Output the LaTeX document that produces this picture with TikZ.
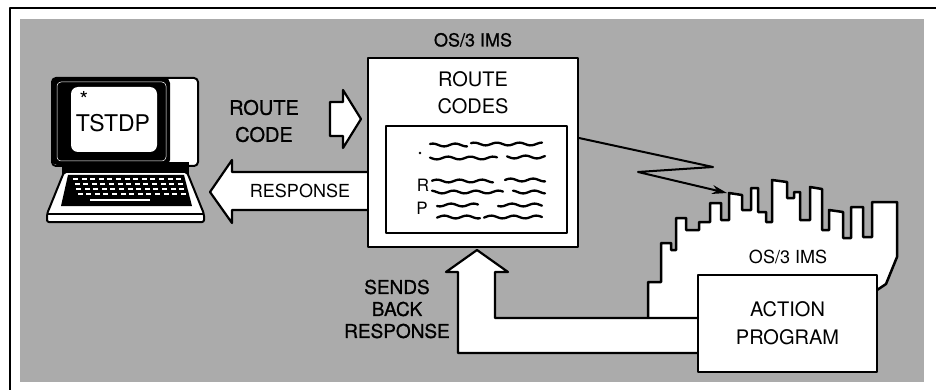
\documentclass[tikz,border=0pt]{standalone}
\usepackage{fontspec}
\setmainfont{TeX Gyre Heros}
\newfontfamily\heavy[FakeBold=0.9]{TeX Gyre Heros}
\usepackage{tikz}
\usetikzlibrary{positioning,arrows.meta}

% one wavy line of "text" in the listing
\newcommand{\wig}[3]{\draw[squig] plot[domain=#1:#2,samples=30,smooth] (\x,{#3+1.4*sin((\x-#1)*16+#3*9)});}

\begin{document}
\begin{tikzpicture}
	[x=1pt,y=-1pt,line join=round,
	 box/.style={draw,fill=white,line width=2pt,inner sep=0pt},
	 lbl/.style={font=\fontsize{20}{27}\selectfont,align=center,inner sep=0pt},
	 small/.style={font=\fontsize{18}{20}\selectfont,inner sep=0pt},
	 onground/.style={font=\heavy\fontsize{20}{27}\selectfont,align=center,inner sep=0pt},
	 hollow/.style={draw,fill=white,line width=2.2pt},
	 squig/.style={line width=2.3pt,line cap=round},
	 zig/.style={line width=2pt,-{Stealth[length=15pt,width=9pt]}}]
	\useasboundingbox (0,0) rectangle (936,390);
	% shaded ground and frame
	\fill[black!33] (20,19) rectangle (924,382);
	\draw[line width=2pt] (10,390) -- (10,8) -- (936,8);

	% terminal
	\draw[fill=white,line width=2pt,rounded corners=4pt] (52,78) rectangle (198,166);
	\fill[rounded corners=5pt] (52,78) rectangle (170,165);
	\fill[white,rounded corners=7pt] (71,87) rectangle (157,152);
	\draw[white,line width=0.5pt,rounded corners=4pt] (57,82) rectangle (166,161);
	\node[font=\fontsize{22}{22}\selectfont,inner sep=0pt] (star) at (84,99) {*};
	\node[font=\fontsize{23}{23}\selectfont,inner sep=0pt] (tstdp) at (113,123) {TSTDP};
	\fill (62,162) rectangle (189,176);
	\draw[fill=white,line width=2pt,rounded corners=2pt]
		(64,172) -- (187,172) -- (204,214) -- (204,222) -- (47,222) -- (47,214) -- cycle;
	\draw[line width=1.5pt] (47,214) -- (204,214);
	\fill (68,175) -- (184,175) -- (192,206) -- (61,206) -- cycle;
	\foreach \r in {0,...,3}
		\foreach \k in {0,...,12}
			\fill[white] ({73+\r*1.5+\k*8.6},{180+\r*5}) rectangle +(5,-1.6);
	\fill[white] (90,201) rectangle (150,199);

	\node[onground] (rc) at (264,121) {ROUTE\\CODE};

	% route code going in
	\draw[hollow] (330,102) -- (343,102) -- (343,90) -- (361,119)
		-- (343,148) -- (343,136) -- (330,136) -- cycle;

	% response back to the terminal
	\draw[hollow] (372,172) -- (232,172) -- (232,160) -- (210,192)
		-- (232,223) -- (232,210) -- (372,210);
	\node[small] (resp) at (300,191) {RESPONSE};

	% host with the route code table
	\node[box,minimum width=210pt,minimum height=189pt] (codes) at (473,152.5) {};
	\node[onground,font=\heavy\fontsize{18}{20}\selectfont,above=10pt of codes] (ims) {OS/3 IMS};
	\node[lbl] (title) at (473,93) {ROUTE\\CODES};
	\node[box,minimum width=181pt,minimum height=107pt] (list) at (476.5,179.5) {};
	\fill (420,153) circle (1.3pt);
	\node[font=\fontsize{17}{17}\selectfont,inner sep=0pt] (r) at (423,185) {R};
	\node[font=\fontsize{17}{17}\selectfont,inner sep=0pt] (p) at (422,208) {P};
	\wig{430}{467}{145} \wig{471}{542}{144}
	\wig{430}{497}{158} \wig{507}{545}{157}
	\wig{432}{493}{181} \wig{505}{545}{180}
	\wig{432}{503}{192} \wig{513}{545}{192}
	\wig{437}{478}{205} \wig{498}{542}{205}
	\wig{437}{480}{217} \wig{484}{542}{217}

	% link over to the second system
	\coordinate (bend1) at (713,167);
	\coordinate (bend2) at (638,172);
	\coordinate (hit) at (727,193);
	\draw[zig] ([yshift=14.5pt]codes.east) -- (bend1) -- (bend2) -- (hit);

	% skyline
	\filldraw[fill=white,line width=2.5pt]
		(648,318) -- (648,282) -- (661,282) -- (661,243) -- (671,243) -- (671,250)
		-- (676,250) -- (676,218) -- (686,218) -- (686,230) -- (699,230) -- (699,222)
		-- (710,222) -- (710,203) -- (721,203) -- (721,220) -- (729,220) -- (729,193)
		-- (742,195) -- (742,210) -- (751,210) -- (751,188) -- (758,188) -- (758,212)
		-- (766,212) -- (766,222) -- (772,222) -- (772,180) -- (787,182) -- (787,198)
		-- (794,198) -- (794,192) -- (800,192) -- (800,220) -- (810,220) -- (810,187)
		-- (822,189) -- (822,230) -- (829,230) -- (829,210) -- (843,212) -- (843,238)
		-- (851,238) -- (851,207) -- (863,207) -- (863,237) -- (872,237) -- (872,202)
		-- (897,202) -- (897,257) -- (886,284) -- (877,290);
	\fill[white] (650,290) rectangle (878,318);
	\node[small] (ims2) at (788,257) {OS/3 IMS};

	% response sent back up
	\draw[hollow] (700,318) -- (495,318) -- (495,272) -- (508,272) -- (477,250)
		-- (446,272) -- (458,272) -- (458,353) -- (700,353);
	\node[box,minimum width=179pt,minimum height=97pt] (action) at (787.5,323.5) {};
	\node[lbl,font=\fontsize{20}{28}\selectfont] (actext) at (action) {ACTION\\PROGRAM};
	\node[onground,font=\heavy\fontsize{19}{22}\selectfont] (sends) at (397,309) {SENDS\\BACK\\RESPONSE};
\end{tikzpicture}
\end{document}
━━━━
Write out exactly the lines between the start of the data and the line with "(10,8) -- (936,8);", including both, but none of the pictures.

RESPONSE TO THIS EXERCISE
Output the LaTeX document that produces this picture with TikZ.
\documentclass[tikz,border=0pt]{standalone}
\usepackage{fontspec}
\setmainfont{TeX Gyre Heros}
\newfontfamily\heavy[FakeBold=0.9]{TeX Gyre Heros}
\usepackage{tikz}
\usetikzlibrary{positioning,arrows.meta}

% one wavy line of "text" in the listing
\newcommand{\wig}[3]{\draw[squig] plot[domain=#1:#2,samples=30,smooth] (\x,{#3+1.4*sin((\x-#1)*16+#3*9)});}

\begin{document}
\begin{tikzpicture}
	[x=1pt,y=-1pt,line join=round,
	 box/.style={draw,fill=white,line width=2pt,inner sep=0pt},
	 lbl/.style={font=\fontsize{20}{27}\selectfont,align=center,inner sep=0pt},
	 small/.style={font=\fontsize{18}{20}\selectfont,inner sep=0pt},
	 onground/.style={font=\heavy\fontsize{20}{27}\selectfont,align=center,inner sep=0pt},
	 hollow/.style={draw,fill=white,line width=2.2pt},
	 squig/.style={line width=2.3pt,line cap=round},
	 zig/.style={line width=2pt,-{Stealth[length=15pt,width=9pt]}}]
	\useasboundingbox (0,0) rectangle (936,390);
	% shaded ground and frame
	\fill[black!33] (20,19) rectangle (924,382);
	\draw[line width=2pt] (10,390) -- (10,8) -- (936,8);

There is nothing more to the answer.